#### [RECORDED DATA]
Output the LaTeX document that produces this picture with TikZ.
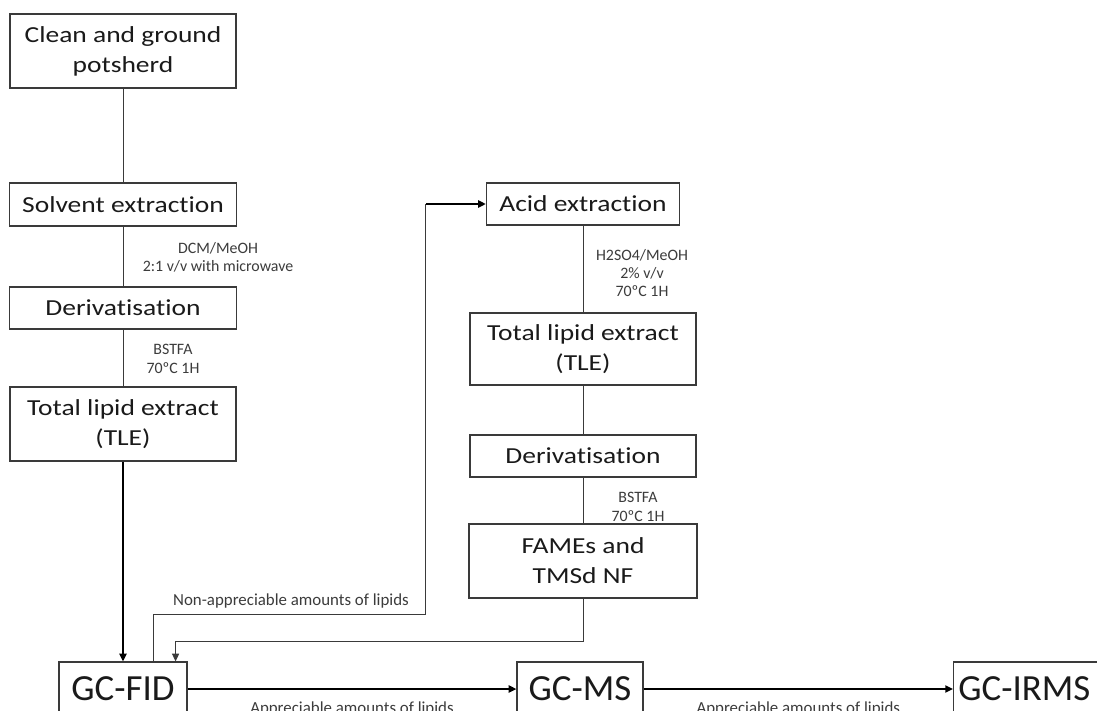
\documentclass[tikz,border=0pt]{standalone}
\usepackage{fontspec}
\setmainfont{Carlito}[Ligatures={NoCommon}]
\newfontfamily\widefont[FakeStretch=1.2,Ligatures={NoCommon}]{Carlito}
\usetikzlibrary{arrows.meta,calc}
\definecolor{Edge}{HTML}{3A3A3A}
\definecolor{Ink}{HTML}{1A1A1A}

\begin{document}
\begin{tikzpicture}[x=0.025cm,y=-0.025cm,
    stepbox/.style={draw=Edge,line width=0.8pt,align=center,inner sep=0pt,text=Ink,font=\widefont\fontsize{16.3}{21.3}\selectfont},
    gcbox/.style={draw=Edge,line width=0.8pt,inner sep=0pt,minimum height=1.35cm,text=Ink,font=\fontsize{26.2}{30}\selectfont},
    cond/.style={align=center,inner sep=0pt,text=Ink!85,font=\fontsize{11.3}{13}\selectfont},
    lbl/.style={inner sep=0pt,text=Ink!85,font=\fontsize{12}{14}\selectfont},
    link/.style={draw=Edge,line width=0.7pt},
    flow/.style={draw=black,line width=1.4pt,-{Triangle[length=5.5pt,width=5pt]}}]
  \useasboundingbox (0,0) rectangle (1097,710);
  \clip (0,0) rectangle (1097,710);
  \fill[white] (0,0) rectangle (1097,710);

  % solvent route
  \node[stepbox,minimum width=5.65cm,minimum height=1.85cm] (clean) at (123,51) {Clean and ground\\potsherd};
  \node[stepbox,minimum width=5.675cm,minimum height=1.075cm] (solvent) at (123,204.5) {Solvent extraction};
  \node[stepbox,minimum width=5.675cm,minimum height=1.05cm] (deriv) at (123,308) {Derivatisation};
  \node[stepbox,minimum width=5.65cm,minimum height=1.85cm] (tle) at (123,424) {Total lipid extract\\(TLE)};
  \node[cond] (solventcond) at (218,257) {DCM/MeOH\\2:1 v/v with microwave};
  \node[cond] (derivcond) at (173,359) {BSTFA\\70ºC 1H};

  % acid route
  \node[stepbox,minimum width=4.825cm,minimum height=1.05cm] (acid) at (583,204) {Acid extraction};
  \node[stepbox,minimum width=5.65cm,minimum height=1.8cm] (tleacid) at (583,349) {Total lipid extract\\(TLE)};
  \node[stepbox,minimum width=5.65cm,minimum height=1.05cm] (derivacid) at (583,456) {Derivatisation};
  \node[stepbox,minimum width=5.7cm,minimum height=1.85cm] (fames) at (583,561) {FAMEs and\\TMSd NF};
  \node[cond] (acidcond) at (642,273) {H2SO4/MeOH\\2\% v/v\\70ºC 1H};
  \node[cond] (derivacidcond) at (638,507) {BSTFA\\70ºC 1H};

  % instruments
  \node[gcbox,minimum width=3.2cm] (gcfid) at (123,689) {GC-FID};
  \node[gcbox,minimum width=3.15cm] (gcms) at (580,689) {GC-MS};
  \node[gcbox,anchor=west,text width=3.9cm,align=left,inner xsep=3.5pt] (gcirms) at (953,689) {GC-IRMS};
  \node[lbl] (nolipids) at (291,601) {Non-appreciable amounts of lipids};

  \draw[link] (clean) -- (solvent);
  \draw[link] (solvent) -- (deriv);
  \draw[link] (deriv) -- (tle);
  \draw[flow] (tle) -- (gcfid);
  \draw[link] (acid) -- (tleacid);
  \draw[link] (tleacid) -- (derivacid);
  \draw[link] (derivacid) -- (fames);
  \draw[link,-{Triangle[length=5.5pt,width=5pt]}] (fames.south) -- ++(0,43) -| ($(gcfid.north east)+(-12,0)$);
  \coordinate (retry) at ($(acid.west)+(-60,0)$);
  \draw[link] ($(gcfid.north west)+(95,0)$) -- ++(0,-47) -| (retry);
  \draw[flow] (retry) -- (acid.west);
  \draw[flow] (gcfid) -- node[lbl,below=8.5pt] {Appreciable amounts of lipids} (gcms);
  \draw[flow] (gcms) -- node[lbl,below=8.5pt] {Appreciable amounts of lipids} (gcirms);
\end{tikzpicture}
\end{document}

#### [PROBLEM DESCRIPTION]
Go over the data above and copy every line that has the word "with" in it.

#### [COMPLETE OUTPUT]
Output the LaTeX document that produces this picture with TikZ.
  \node[cond] (solventcond) at (218,257) {DCM/MeOH\\2:1 v/v with microwave};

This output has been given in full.